Sales of the antipsychotic Seroquel, fell 60 percent at constant exchange rates to $449 million. The revenues from the ulcer pill Nexium, which has competition from generics in Europe and Canada, fell 1 percent to 940 million. The sales for Atacand used for hypertension treatment was down 47 percent to $168 million.

The blood thinner drug called Brilique, which won the European approval in 2010, reported $51 million in sales compared to $9 million a year earlier. The sales of Brilique beat the analysts estimates of $43.4 million. Commenting on the drug in March, the CEO told that it has blockbuster potential and annual sales could easily cross the$1 billion mark.

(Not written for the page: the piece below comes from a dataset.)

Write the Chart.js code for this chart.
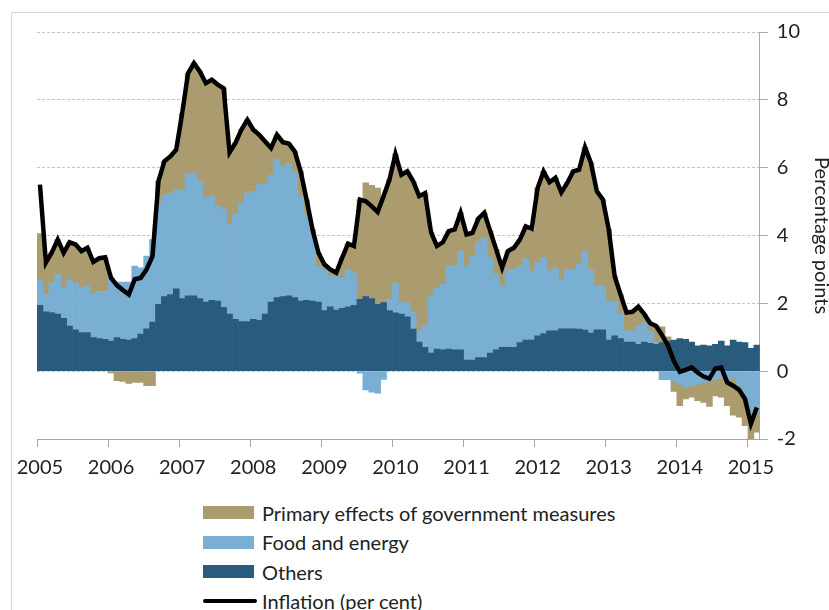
<!DOCTYPE html>
<html>
<head>
<meta charset="utf-8">
<script src="https://cdn.jsdelivr.net/npm/chart.js@4/dist/chart.umd.min.js"></script>
<style>
  html, body { margin: 0; padding: 0; background: #fff; }
  #wrap { position: relative; width: 829px; height: 610px; overflow: hidden; font-family: Lato, sans-serif; }
  #frame { position: absolute; left: 11px; top: 12px; right: -2px; bottom: -2px; border-left: 1px solid #d9d9d9; border-top: 1px solid #d9d9d9; }
  #chart { position: absolute; left: 0; top: 0; }
  #legend { position: absolute; left: 203px; top: 498px; }
  .item { display: flex; align-items: center; height: 29.5px; font-size: 20px; color: #222; }
  .sw { width: 51px; height: 13px; margin-right: 8px; }
  .ln { width: 54px; height: 4px; margin-right: 5px; background: #000; border-radius: 2px; }
</style>
</head>
<body>
<div id="wrap">
  <div id="frame"></div>
  <canvas id="chart" width="829" height="490"></canvas>
  <div id="legend"></div>
</div>
<script>
// monthly, Jan 2005 .. Feb 2015
const years = ["2005", "2006", "2007", "2008", "2009", "2010", "2011", "2012", "2013", "2014", "2015"];
const months = years.flatMap((y) => Array.from({ length: 12 }, (_, m) => y + "-" + String(m + 1).padStart(2, "0"))).slice(0, 122);

const others = [
  1.94, 1.75, 1.73, 1.68, 1.56, 1.33, 1.22, 1.14, 1.14, 0.99, 0.96, 0.94,
  0.89, 0.99, 0.94, 0.92, 0.96, 1.09, 1.25, 1.45, 1.97, 2.20, 2.26, 2.43,
  2.14, 2.22, 2.22, 2.14, 2.04, 2.09, 2.07, 1.88, 1.68, 1.53, 1.46, 1.46,
  1.53, 1.50, 1.68, 2.04, 2.17, 2.20, 2.22, 2.17, 2.07, 2.09, 2.07, 2.04,
  1.79, 1.90, 1.80, 1.85, 1.90, 1.94, 2.12, 2.20, 2.14, 1.97, 2.02, 1.79,
  1.72, 1.68, 1.60, 1.24, 0.86, 0.70, 0.53, 0.65, 0.63, 0.65, 0.63, 0.63,
  0.33, 0.33, 0.40, 0.40, 0.53, 0.63, 0.70, 0.70, 0.70, 0.84, 0.92, 0.92,
  1.04, 1.11, 1.19, 1.19, 1.25, 1.25, 1.25, 1.24, 1.21, 1.12, 1.22, 1.22,
  0.92, 1.04, 0.96, 0.86, 0.86, 0.79, 0.86, 0.82, 0.79, 0.84, 0.89, 0.92,
  0.96, 0.94, 0.86, 0.75, 0.77, 0.75, 0.79, 0.89, 0.75, 0.92, 0.86, 0.84,
  0.67, 0.77
];

const foodEnergy = [
  0.72, 0.51, 0.87, 1.17, 0.90, 1.37, 1.38, 1.32, 1.36, 1.27, 1.39, 1.41,
  1.86, 1.64, 1.69, 1.71, 2.14, 1.96, 2.14, 2.43, 2.98, 3.00, 2.99, 2.92,
  3.21, 3.62, 3.62, 3.46, 3.06, 3.07, 2.79, 2.90, 2.64, 3.09, 3.50, 3.79,
  3.77, 4.00, 3.85, 3.75, 4.08, 3.84, 3.90, 3.72, 3.09, 2.53, 2.01, 1.06,
  1.19, 0.90, 1.00, 0.90, 1.10, 0.96, -0.06, -0.55, -0.62, -0.65, -0.24, 0.33,
  0.88, 0.34, 0.42, 0.49, 0.32, 0.64, 1.69, 1.81, 1.93, 2.45, 2.47, 2.91,
  2.77, 3.06, 3.43, 3.53, 2.81, 2.22, 1.81, 2.30, 2.30, 2.28, 2.39, 2.03,
  2.16, 2.23, 1.76, 1.86, 1.46, 1.75, 1.75, 1.91, 2.33, 1.88, 1.29, 1.29,
  1.15, 1.03, 0.72, 0.33, 0.33, 0.54, 0.57, 0.37, 0.07, -0.25, -0.25, -0.30,
  -0.38, -0.48, -0.43, -0.38, -0.33, -0.28, -0.24, -0.19, -0.33, -0.20, -0.43, -0.82,
  -1.35, -1.20
];

const govMeasures = [
  1.40, 0.94, 0.90, 1.03, 1.03, 1.10, 1.14, 1.08, 1.14, 0.96, 0.98, 1.01,
  -0.05, -0.28, -0.30, -0.36, -0.33, -0.33, -0.43, -0.43, 0.65, 0.99, 1.08, 1.18,
  2.25, 2.94, 3.24, 3.23, 3.39, 3.43, 3.59, 3.56, 2.13, 2.11, 2.16, 2.16,
  1.82, 1.47, 1.24, 0.79, 0.72, 0.71, 0.59, 0.59, 0.73, 0.44, 0.10, 0.39,
  0.17, 0.20, 0.10, 0.59, 0.76, 0.79, 2.94, 3.35, 3.34, 3.43, 3.14, 3.53,
  3.80, 3.77, 3.87, 3.87, 3.98, 3.91, 1.88, 1.23, 1.24, 1.03, 1.08, 1.13,
  0.93, 0.69, 0.67, 0.74, 0.79, 0.74, 0.54, 0.54, 0.64, 0.76, 0.96, 1.18,
  2.20, 2.55, 2.62, 2.65, 2.56, 2.55, 2.89, 2.79, 3.06, 3.14, 2.79, 2.55,
  2.11, 0.73, 0.58, 0.54, 0.56, 0.57, 0.25, 0.22, 0.47, 0.47, 0.12, -0.30,
  -0.64, -0.34, -0.34, -0.49, -0.59, -0.76, -0.49, -0.58, -0.69, -1.10, -0.93, -0.79,
  -0.75, -0.60
];

const inflation = [
  5.50, 3.20, 3.50, 3.88, 3.49, 3.80, 3.74, 3.54, 3.64, 3.22, 3.33, 3.36,
  2.75, 2.53, 2.39, 2.26, 2.71, 2.75, 3.00, 3.39, 5.60, 6.19, 6.33, 6.53,
  7.60, 8.78, 9.08, 8.83, 8.49, 8.59, 8.45, 8.34, 6.45, 6.73, 7.12, 7.41,
  7.12, 6.97, 6.77, 6.58, 6.97, 6.75, 6.71, 6.48, 5.89, 5.06, 4.18, 3.49,
  3.15, 3.00, 2.90, 3.34, 3.76, 3.69, 5.06, 5.01, 4.86, 4.69, 5.16, 5.65,
  6.40, 5.79, 5.89, 5.60, 5.16, 5.25, 4.10, 3.69, 3.80, 4.13, 4.18, 4.67,
  4.03, 4.08, 4.50, 4.67, 4.13, 3.59, 3.05, 3.54, 3.64, 3.88, 4.27, 4.20,
  5.40, 5.89, 5.57, 5.70, 5.27, 5.55, 5.89, 5.94, 6.60, 6.14, 5.30, 5.06,
  4.18, 2.80, 2.26, 1.73, 1.75, 1.90, 1.68, 1.41, 1.33, 1.06, 0.76, 0.30,
  -0.02, 0.04, 0.11, -0.04, -0.16, -0.22, 0.08, 0.11, -0.33, -0.43, -0.55, -0.82,
  -1.55, -1.07
];

const yTicks = [-2, 0, 2, 4, 6, 8, 10];

const colors = { gov: "#aa9c6e", food: "#7aafd4", others: "#295b7d", line: "#000000" };

Chart.defaults.font.family = "Lato, sans-serif";
Chart.defaults.font.size = 20;
Chart.defaults.color = "#222";

const chart = new Chart(document.getElementById("chart"), {
  data: {
    labels: months,
    datasets: [
      { type: "line", label: "Inflation (per cent)", data: inflation, borderColor: colors.line, borderWidth: 4.5, pointRadius: 0, tension: 0, order: 0 },
      { type: "bar", label: "Others", data: others, backgroundColor: colors.others, order: 1 },
      { type: "bar", label: "Food and energy", data: foodEnergy, backgroundColor: colors.food, order: 1 },
      { type: "bar", label: "Primary effects of government measures", data: govMeasures, backgroundColor: colors.gov, order: 1 },
    ],
  },
  options: {
    responsive: false,
    animation: false,
    layout: { padding: { left: 37, top: 32, right: -4, bottom: 1 } },
    datasets: { bar: { barPercentage: 1, categoryPercentage: 1, stack: "s" } },
    plugins: { legend: { display: false }, tooltip: { enabled: false } },
    scales: {
      x: {
        stacked: true,
        grid: {
          drawOnChartArea: false,
          tickLength: 8,
          color: (c) => (c.index % 12 === 0 ? "#a6a6a6" : "rgba(0,0,0,0)"),
        },
        border: { color: "#a6a6a6" },
        ticks: {
          autoSkip: false,
          maxRotation: 0,
          padding: 9,
          callback: (v, i) => (i % 12 === 0 ? months[i].slice(0, 4) : ""),
        },
      },
      y: {
        position: "right",
        stacked: true,
        min: -2,
        max: 10,
        afterBuildTicks: (axis) => { axis.ticks = yTicks.map((v) => ({ value: v })); },
        grid: { color: "#c4c4c4", tickBorderDash: [], tickColor: "#a6a6a6", tickLength: 8 },
        border: { color: "#a6a6a6", dash: [3, 2] },
        ticks: { padding: 9 },
        title: { display: true, text: "Percentage points", padding: { top: 0, bottom: 0 } },
      },
    },
  },
});

// legend in the reference's order, stacked vertically under the plot
const legendOrder = ["Primary effects of government measures", "Food and energy", "Others", "Inflation (per cent)"];
const legend = document.getElementById("legend");
legendOrder.forEach((name) => {
  const ds = chart.data.datasets.find((d) => d.label === name);
  const row = document.createElement("div");
  row.className = "item";
  const sw = document.createElement("span");
  if (ds.type === "line") {
    sw.className = "ln";
  } else {
    sw.className = "sw";
    sw.style.background = ds.backgroundColor;
  }
  row.appendChild(sw);
  row.appendChild(document.createTextNode(name));
  legend.appendChild(row);
});
</script>
</body>
</html>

The London based company is undergoing cost-cutting measures, like slashing head counts, and is focusing more on future growth, as the patented drugs that currently account for 40 percent of the revenues will be become un-patented by the end of next year. The drug makers Chief Executive Officer Pascal Soriot, told earlier that he prefers small to mid-sized acquisitions of companies and products to fuel growth instead of large “disruptive” deals.

The company plans to focus more on respiratory, inflammation and autoimmune diseases, cardiovascular and metabolic illnesses, and cancer. The drug maker also intends to double the number of experimental treatments in late-stage development by 2016.

For the full year, the company expects sales to decline by “mid- to high-single-digit percentage” at constant exchange rates and profits are expected to decline “significantly more than revenue.”

At around 8.30 am in London, AstraZeneca (NYSE:AZN)’s shares lost 1 percent to 3,355.50 pence. Last year, the stock has returned 25 percent including reinvested dividends compared to 32 percent return for the Bloomberg Europe Pharmaceutical Index.